An estimated 1 in 7 people in the UK is neurodivergent, so why does it often feel like workplaces don’t cater to those on the spectrum?
I’m Erica, a Marketing and PR Executive at Purple Riot, and I’m autistic – nice to virtually meet you. This week is Neurodivergent Week, so I’d like to share my experience as someone with autism working in this industry. I think it’s important that more transparent conversations around neurodiversity happen regularly in the workplace; so that people like me can feel less alone.
I’ve always struggled to navigate my autism, I often got thought of as ‘rude’ or ‘blunt’ – but I never meant to come across that way. I don’t realise I’m doing it.
Neurodiversity in the workplace
My experience in the marketing industry has been a whirlwind from the beginning. After graduating from university during peak Covid times, finding a job was pretty difficult. Interviewing was an interesting experience. Employers would either find my straightforwardness really charming or rude; there was no in-between. In applications, I simply glanced past the Equality Act that every employer puts on job ads; I just never honestly thought about the prospect of my autism affecting my work – which was absurd, as it impacted my studies quite a lot.
When I got my first marketing job, I was getting used to the structure and post-graduate life as I voyaged into proper adulthood. Focusing on the task at hand was and still is difficult for me. The sound of an email notification, someone clicking their pen in the office, the office dog wagging its tail across the room would distract me from work and then lead to spending the next block of time trying to refocus and recentre myself. A part of my autism is suffering from extreme sensory overload, which is not ideal for someone working in the marketing and PR industry and living in the busy city of Manchester.
In the past, former employers have found it difficult to be supportive and provide an adequate working environment for me even though they were reasonable requests. I started to become very unhappy in my roles and felt like a burden often. Certain tasks I felt like I breezed through with ease, such as creative planning or strategy but other tasks, such as research, felt incredibly daunting as it’s like a never-ending pit that I couldn’t find the bottom off. I’d say it’s probably my greatest challenge…always having to see an end result to something before really being able to dive into it. I tend to work off logic, and as a result, anything that doesn’t put logic at the forefront appears to be a challenge for me. I’m still trying to figure it all out.

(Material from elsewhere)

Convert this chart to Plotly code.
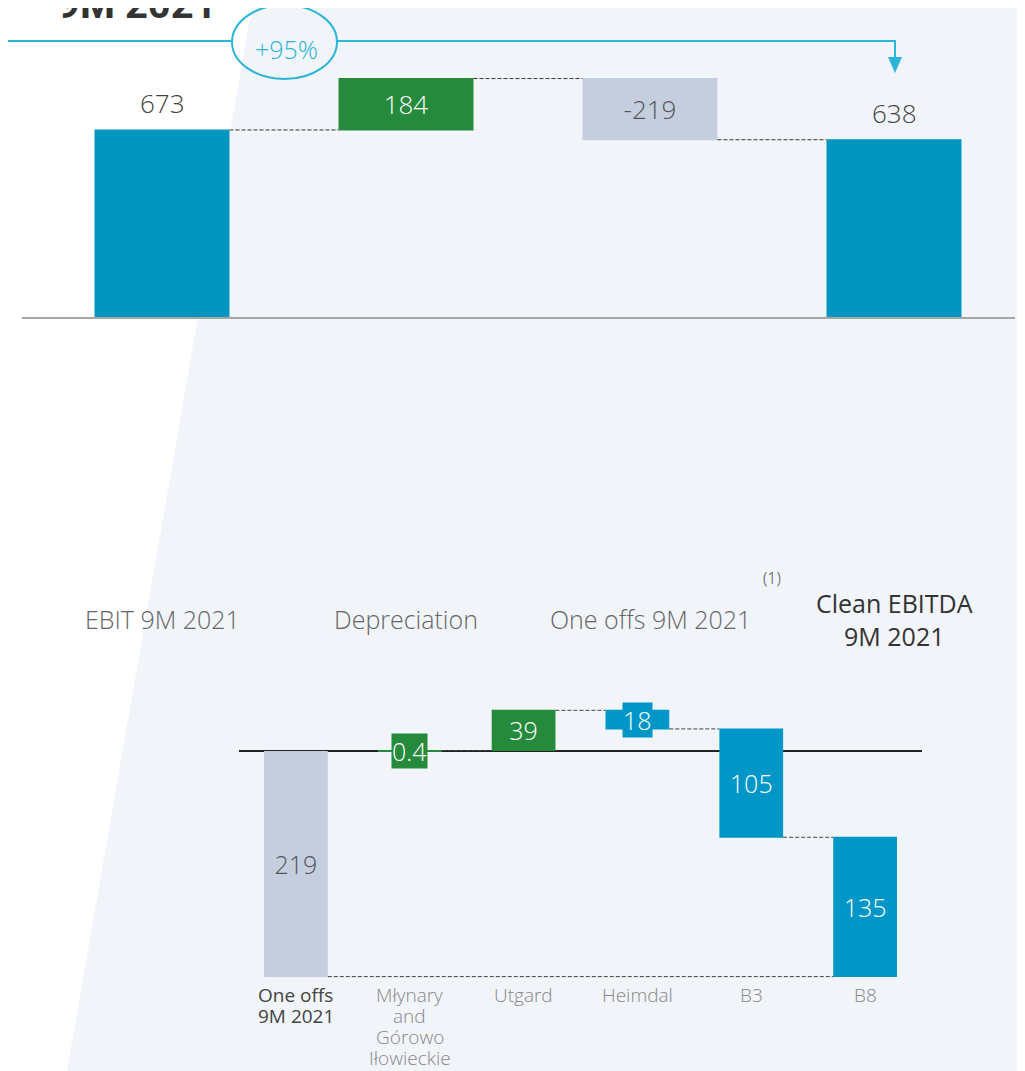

Navigating my personal life as a neurodivergent person is hard, and navigating my work life is even harder. I was close to giving up a career in marketing, but then I got connected to my current role at Purple Riot. To my pleasant surprise, and have never experienced this before in my professional life, my manager is neurodivergent. I remember during my interview, we had a compelling conversation about being diagnosed and what it meant for us and how it affects us on a daily basis. She was very accommodating to my needs and gave me the full flexibility to work in a manner that suited me and allowed me to perform best. I understand that not every neurodivergent person is fortunate enough to be in this situation, but I never take it for granted.
This week I’ve reflected on how out of place I’ve felt in my previous roles, but I am embraced and welcomed here and wish more workplaces were the same.